CLAREMONT — After four months of investigations and divisive disputes between residents and city officials, Police Chief Dexter Atkinson resigned this week, expressing hope that reconciliation would replace the rancor that has gripped the community.
In a settlement announced Tuesday by City Manager Glenn Southard, Atkinson agreed to resign the position he has held since 1986 in return for a severance payment of $60,000.
Atkinson had been on paid administrative leave since Aug. 4, when Southard asked the district attorney to investigate whether the police chief broke the law by letting Claremont contractor John Donald Barber do remodeling work in lieu of serving 120 days in jail for his third drunk-driving conviction.
After Pomona Municipal Court Judge Jack P. Hunt ruled in October that Barber had not violated the terms of his probation by performing work instead of serving time in jail, Deputy Dist. Atty. Lawrence Mason announced that he did not have sufficient evidence to prosecute Atkinson.
Mason's inquiry focused on whether Atkinson had provided false documentation to the court that Barber had satisfied his sentence. However, Atkinson remained the subject of a city investigation into his administrative practices.
"The handling of the Barber case . . . was just one of a number of areas that were under investigation," Southard said, refusing to specify the focus of the inquiry. "It was just basically the management of the department."
Southard said the results of the investigation and the reasons for Atkinson's resignation were confidential, but added, "there's a relationship between the investigation and the settlement agreement."
However, Atkinson said this week that the investigation did not indicate any impropriety in his management of the department and that he resigned to spare his family and the community any continued stress over the matter.
"The controversy had to be put to rest somehow," he said. "Four months is just too long for this to drag on. . . . I've maintained all along that there was no wrongdoing on my part and I feel (the resignation) was in the best interests of all concerned. Obviously, if I had done anything wrong, they would have terminated me, not reached a settlement."
Capt. Doug Allen, who took over as acting police chief when Atkinson was relieved of his duties, will remain in that post until next month, when Southard will choose an acting chief from outside the department. Southard said he will soon begin a search for a permanent successor to Atkinson, which may take as long as 6 months.
The resignation brought to an end 4 months of acrimony over the investigation, which some of the police chief's supporters said was a personal vendetta by Southard, who became city manager 2 months before the investigations began.

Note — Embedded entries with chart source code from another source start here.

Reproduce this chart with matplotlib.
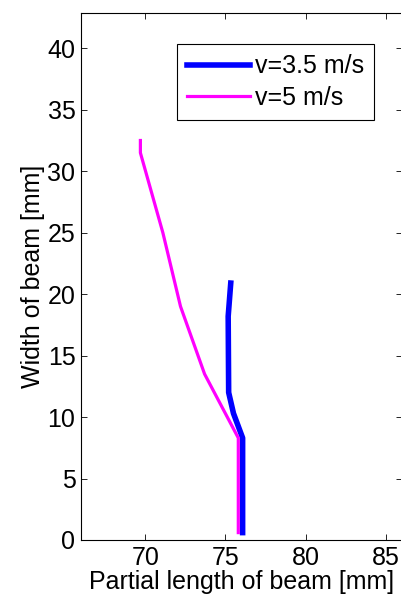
import matplotlib
matplotlib.use("Agg")
import matplotlib.pyplot as plt

plt.rcParams['font.family'] = ['Liberation Sans', 'DejaVu Sans']

# v=3.5 m/s
x_35 = [76.07, 76.07, 75.5, 75.2, 75.17, 75.33]
y_35 = [0.6, 8.3, 10.3, 12.0, 18.2, 20.9]

# v=5 m/s
x_5 = [75.8, 75.8, 73.7, 72.2, 71.1, 69.7, 69.7]
y_5 = [0.6, 8.3, 13.5, 19.0, 25.0, 31.5, 32.5]

xticks = [70, 75, 80, 85]
yticks = [0, 5, 10, 15, 20, 25, 30, 35, 40]

fig = plt.figure(figsize=(4.01, 6.03), dpi=100)
ax = fig.add_axes([0.202, 0.1045, 0.8005, 0.8735])

ax.plot(x_35, y_35, color='#0000ff', lw=4.0, label='v=3.5 m/s', solid_joinstyle='bevel')
ax.plot(x_5, y_5, color='#ff00ff', lw=2.3, label='v=5 m/s', solid_joinstyle='bevel')

ax.set_xlim(66, 86)
ax.set_ylim(0, 42.85)
ax.set_xticks(xticks)
ax.set_yticks(yticks)
ax.tick_params(direction='in', top=True, right=True, labelsize=18, length=4, width=0.6, pad=4)
for s in ax.spines.values():
    s.set_linewidth(0.8)

ax.set_xlabel('Partial length of beam [mm]', fontsize=18, labelpad=0)
ax.set_ylabel('Width of beam [mm]', fontsize=18, labelpad=2)

leg = ax.legend(loc='upper right', bbox_to_anchor=(0.913, 0.941), fontsize=18,
                fancybox=False, edgecolor='black', framealpha=1,
                handlelength=2.5, borderpad=0.4, labelspacing=0.3, handletextpad=0.2,
                borderaxespad=0)
leg.get_frame().set_linewidth(0.8)

fig.savefig('out.png', dpi=100)
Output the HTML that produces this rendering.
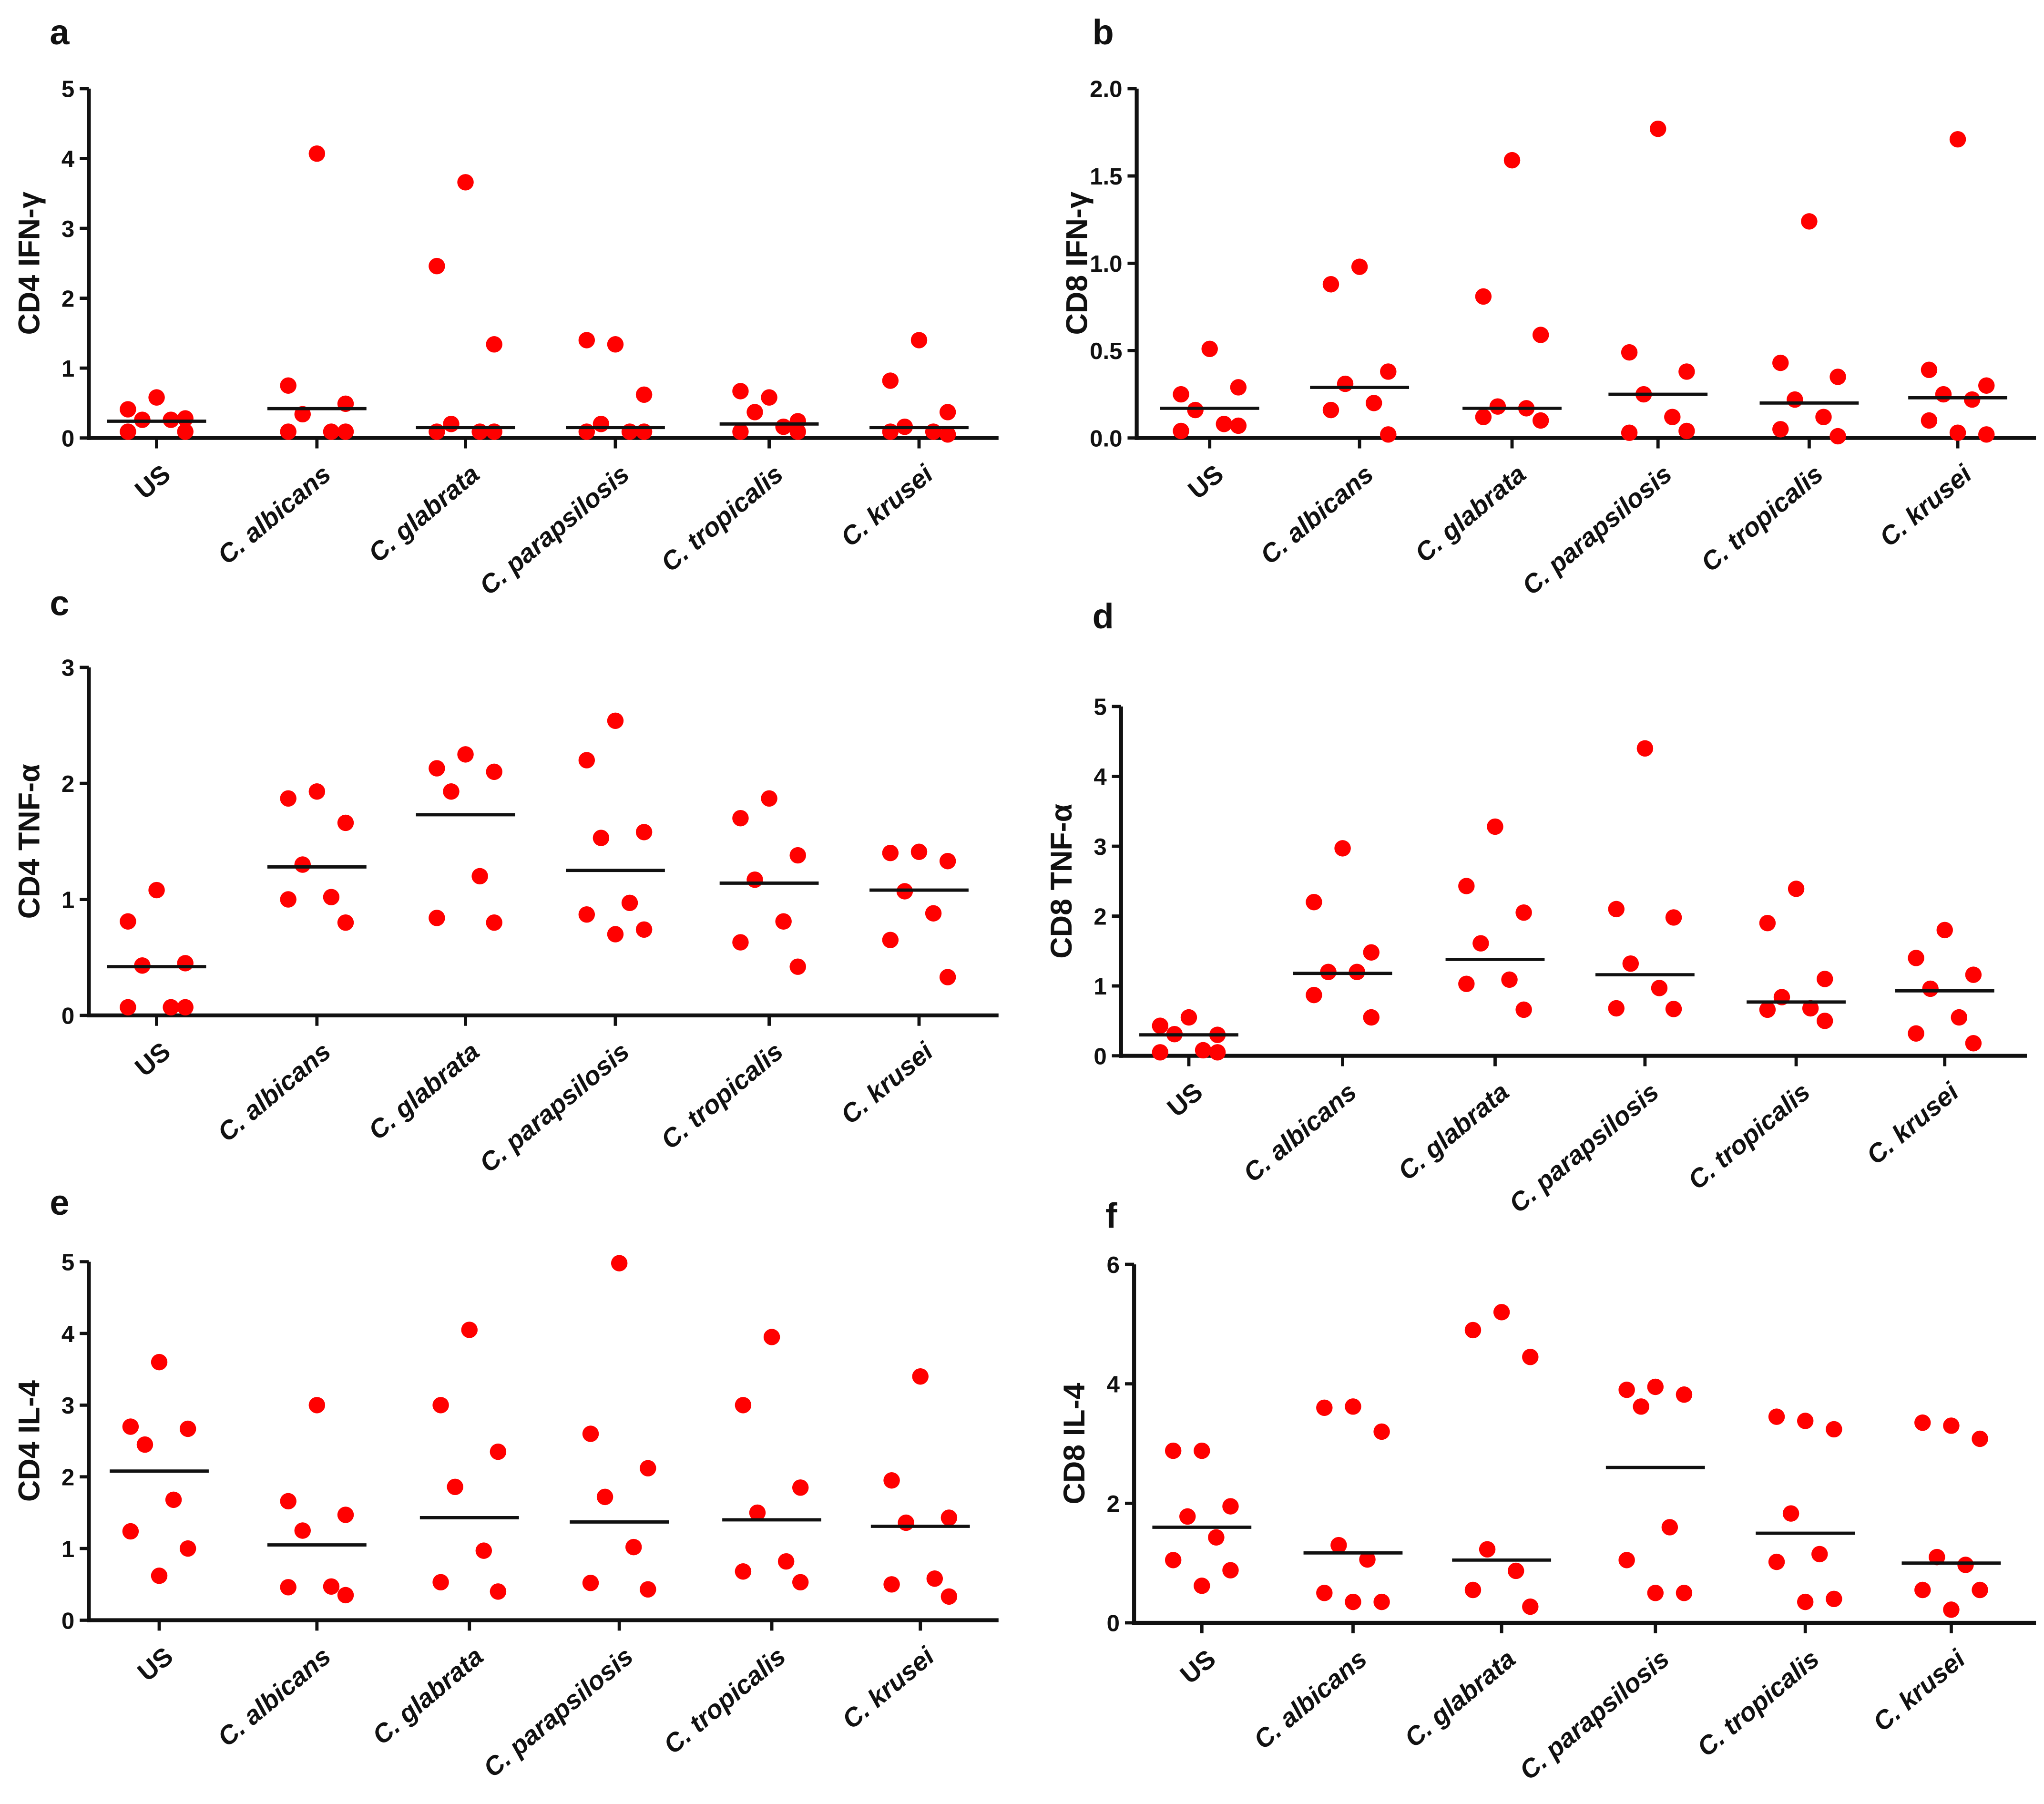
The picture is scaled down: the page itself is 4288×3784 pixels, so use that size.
<!DOCTYPE html>
<html><head><meta charset="utf-8">
<style>
html,body{margin:0;padding:0;background:#fff;}
svg{display:block;}
text{font-family:"Liberation Sans",Arial,sans-serif;font-weight:bold;fill:#111;}
</style></head>
<body>
<svg id="fig" width="4288" height="3784" viewBox="0 0 1568 1384" xmlns="http://www.w3.org/2000/svg"></svg>
<script>
const categories = ["US","C. albicans","C. glabrata","C. parapsilosis","C. tropicalis","C. krusei"];

const aValues = [[0.58,0.41,0.28,0.26,0.26,0.09,0.09],[4.07,0.75,0.49,0.34,0.09,0.09,0.09],[3.66,2.46,1.34,0.2,0.09,0.09,0.09],[1.34,1.4,0.62,0.2,0.09,0.09,0.09],[0.58,0.67,0.24,0.37,0.16,0.09,0.09],[1.4,0.82,0.37,0.16,0.09,0.09,0.05]];
const aMeans = [0.24,0.42,0.15,0.15,0.2,0.15];
const aTicks = ["0","1","2","3","4","5"];

const bValues = [[0.51,0.25,0.29,0.16,0.08,0.04,0.07],[0.98,0.88,0.38,0.31,0.2,0.16,0.02],[1.59,0.81,0.59,0.18,0.17,0.12,0.1],[1.77,0.49,0.38,0.25,0.12,0.03,0.04],[1.24,0.43,0.35,0.22,0.12,0.05,0.01],[1.71,0.39,0.3,0.25,0.22,0.1,0.02,0.03]];
const bMeans = [0.17,0.29,0.17,0.25,0.2,0.23];
const bTicks = ["0.0","0.5","1.0","1.5","2.0"];

const cValues = [[1.08,0.81,0.45,0.43,0.07,0.07,0.07],[1.93,1.87,1.66,1.3,1.02,1.0,0.8],[2.25,2.13,2.1,1.93,1.2,0.84,0.8],[2.54,2.2,1.58,1.53,0.97,0.87,0.74,0.7],[1.87,1.7,1.38,1.17,0.81,0.63,0.42],[1.41,1.4,1.33,1.07,0.88,0.65,0.33]];
const cMeans = [0.42,1.28,1.73,1.25,1.14,1.08];
const cTicks = ["0","1","2","3"];

const dValues = [[0.55,0.43,0.3,0.31,0.08,0.05,0.05],[2.97,2.2,1.48,1.2,1.2,0.87,0.55],[3.28,2.43,2.05,1.61,1.09,1.03,0.66],[4.4,2.1,1.98,1.32,0.97,0.68,0.67],[2.39,1.9,1.1,0.84,0.68,0.66,0.5],[1.8,1.4,1.16,0.96,0.55,0.32,0.18]];
const dMeans = [0.3,1.18,1.38,1.16,0.77,0.93];
const dTicks = ["0","1","2","3","4","5"];

const eValues = [[3.6,2.7,2.67,2.45,1.68,1.24,1.0,0.62],[3.0,1.66,1.47,1.25,0.47,0.46,0.35],[4.05,3.0,2.35,1.86,0.97,0.53,0.4],[4.98,2.6,2.12,1.72,1.02,0.52,0.43],[3.95,3.0,1.85,1.5,0.82,0.68,0.53],[3.4,1.95,1.43,1.36,0.58,0.5,0.33]];
const eMeans = [2.08,1.05,1.43,1.37,1.4,1.31];
const eTicks = ["0","1","2","3","4","5"];

const fValues = [[2.88,2.88,1.95,1.78,1.43,1.05,0.88,0.62],[3.62,3.6,3.2,1.3,1.06,0.5,0.35,0.35],[5.2,4.9,4.45,1.23,0.87,0.55,0.27],[3.95,3.9,3.82,3.62,1.6,1.05,0.5,0.5],[3.38,3.45,3.24,1.83,1.15,1.02,0.4,0.35],[3.3,3.35,3.08,1.1,0.97,0.55,0.55,0.22]];
const fMeans = [1.6,1.17,1.05,2.6,1.5,1.0];
const fTicks = ["0","2","4","6"];

const NS="http://www.w3.org/2000/svg";
const svg=document.getElementById('fig');
function mk(tag,attrs,parent){const e=document.createElementNS(NS,tag);for(const k in attrs)e.setAttribute(k,attrs[k]);(parent||svg).appendChild(e);return e;}
const jit=[0,-1,1,-0.5,0.5,-1,1,0];

function panel(cfg){
  const g=mk('g',{});
  
  
  const ymax=cfg.max;
  const y=v=>cfg.y0-(v/ymax)*(cfg.y0-cfg.y1);
  const x=i=>cfg.cx[i];
  const lt=mk('text',{x:cfg.lx,y:cfg.ly,'font-size':27},g);lt.textContent=cfg.letter;
  
  
  const ya=mk('line',{x1:cfg.x0,y1:cfg.y1,x2:cfg.x0,y2:cfg.y0+1.5,stroke:'#111','stroke-width':3},g);
  
  
  const n=cfg.ticks.length;
  cfg.ticks.forEach((t,i)=>{
    const v=ymax*i/(n-1);const yy=y(v);
    const tk=mk('line',{x1:cfg.x0-7,y1:yy,x2:cfg.x0,y2:yy,stroke:'#111','stroke-width':2.5},g);
    
    
    const tl=mk('text',{x:cfg.x0-11,y:yy+6.5,'font-size':18,'text-anchor':'end'},g);tl.textContent=t;
    
    
  });
  const yt=mk('text',{x:0,y:0,'font-size':23,'text-anchor':'middle',transform:`translate(${cfg.x0-38},${(cfg.y0+cfg.y1)/2}) rotate(-90)`},g);
  yt.textContent=cfg.title;
  
  
  const xa=mk('line',{x1:cfg.x0-1.5,y1:cfg.y0,x2:cfg.xend,y2:cfg.y0,stroke:'#111','stroke-width':3},g);
  
  
  categories.forEach((c,i)=>{
    const xt=mk('line',{x1:x(i),y1:cfg.y0,x2:x(i),y2:cfg.y0+8,stroke:'#111','stroke-width':2.5},g);
    
    
    const tl=mk('text',{'font-size':20,'text-anchor':'end','font-style':c==='US'?'normal':'italic',transform:`translate(${x(i)+12},${cfg.y0+30}) rotate(-40)`},g);
    tl.textContent=c;
    
    
  });
  cfg.values.forEach((arr,i)=>{
    arr.forEach((v,j)=>{
      const d=mk('circle',{cx:x(i)+jit[j%jit.length]*cfg.spread,cy:y(v),r:6.3,fill:'#f00'},g);
      
      
    });
    const m=mk('line',{x1:x(i)-38,x2:x(i)+38,y1:y(cfg.means[i]),y2:y(cfg.means[i]),stroke:'#111','stroke-width':2.5},g);
    
    
  });
}
const cxL=[120,243,357,472,590,705];
panel({letter:'a',lx:38,ly:34,x0:68,y0:336,y1:68,xend:766,max:5,cx:cxL,spread:22,values:aValues,means:aMeans,ticks:aTicks,title:'CD4 IFN-γ'});
panel({letter:'b',lx:838,ly:34,x0:872,y0:336,y1:68,xend:1562,max:2,cx:[928,1043,1160,1272,1388,1502],spread:22,values:bValues,means:bMeans,ticks:bTicks,title:'CD8 IFN-γ'});
panel({letter:'c',lx:38,ly:472,x0:68,y0:779,y1:512,xend:766,max:3,cx:cxL,spread:22,values:cValues,means:cMeans,ticks:cTicks,title:'CD4 TNF-α'});
panel({letter:'d',lx:838,ly:482,x0:860,y0:810,y1:542,xend:1555,max:5,cx:[912,1030,1147,1262,1378,1492],spread:22,values:dValues,means:dMeans,ticks:dTicks,title:'CD8 TNF-α'});
panel({letter:'e',lx:38,ly:932,x0:68,y0:1243,y1:968,xend:766,max:5,cx:[122,243,360,475,592,706],spread:22,values:eValues,means:eMeans,ticks:eTicks,title:'CD4 IL-4'});
panel({letter:'f',lx:848,ly:942,x0:870,y0:1245,y1:970,xend:1562,max:6,cx:[922,1038,1152,1270,1385,1497],spread:22,values:fValues,means:fMeans,ticks:fTicks,title:'CD8 IL-4'});
</script>
</body></html>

In recent months, Atkinson's supporters had packed City Council meetings, waving signs reading "Bring Back Dex" and calling for a district attorney's investigation of Southard.
"This issue has put a strain on the entire community and particularly the city manager," Mayor Judy Wright said in an interview, denying that the controversy had been rooted in a personality clash. "There was no power play. The City Council wouldn't tolerate that."
The Rev. George Crites, spokesman for Atkinson's supporters, declined to comment on the chief's resignation except to say that the group planned no further protest or retaliatory action against city officials.
"It's time for healing to take place," Crites said.
Atkinson stressed that he had not asked supporters to protest to the city on his behalf. He said he met with the group Tuesday night to thank members for their support, but also told them to lay the matter to rest.
"There are still some people who are very angry over things," Atkinson said. "They are angry about the way they were treated (by city officials). . . . I indicated to them that the only way we can go on and heal is to let things go. I didn't orchestrate their efforts in any way, so what they do is up to them."
The settlement offer was made to the police chief's attorney last week, Atkinson said. The agreement was approved unanimously by the City Council, Southard said.
Asked whether the investigation had disclosed improprieties by Atkinson, the mayor said, "I don't know that I'd characterize it that way." However, she said the council did not study the investigation's results in detail, preferring to leave that to Southard.
"I think that a lot of the issues that were called into question in the investigation involved Dexter Atkinson's management and administration and those are matters for the (city) manager to judge," Wright said. "We trust his judgment and we accept whatever he has found."
Atkinson refused to discuss the city investigation in detail, saying, "It really serves no purpose to drag up old issues." However, he said his discussions with Southard during the investigation boiled down to differences in administrative style.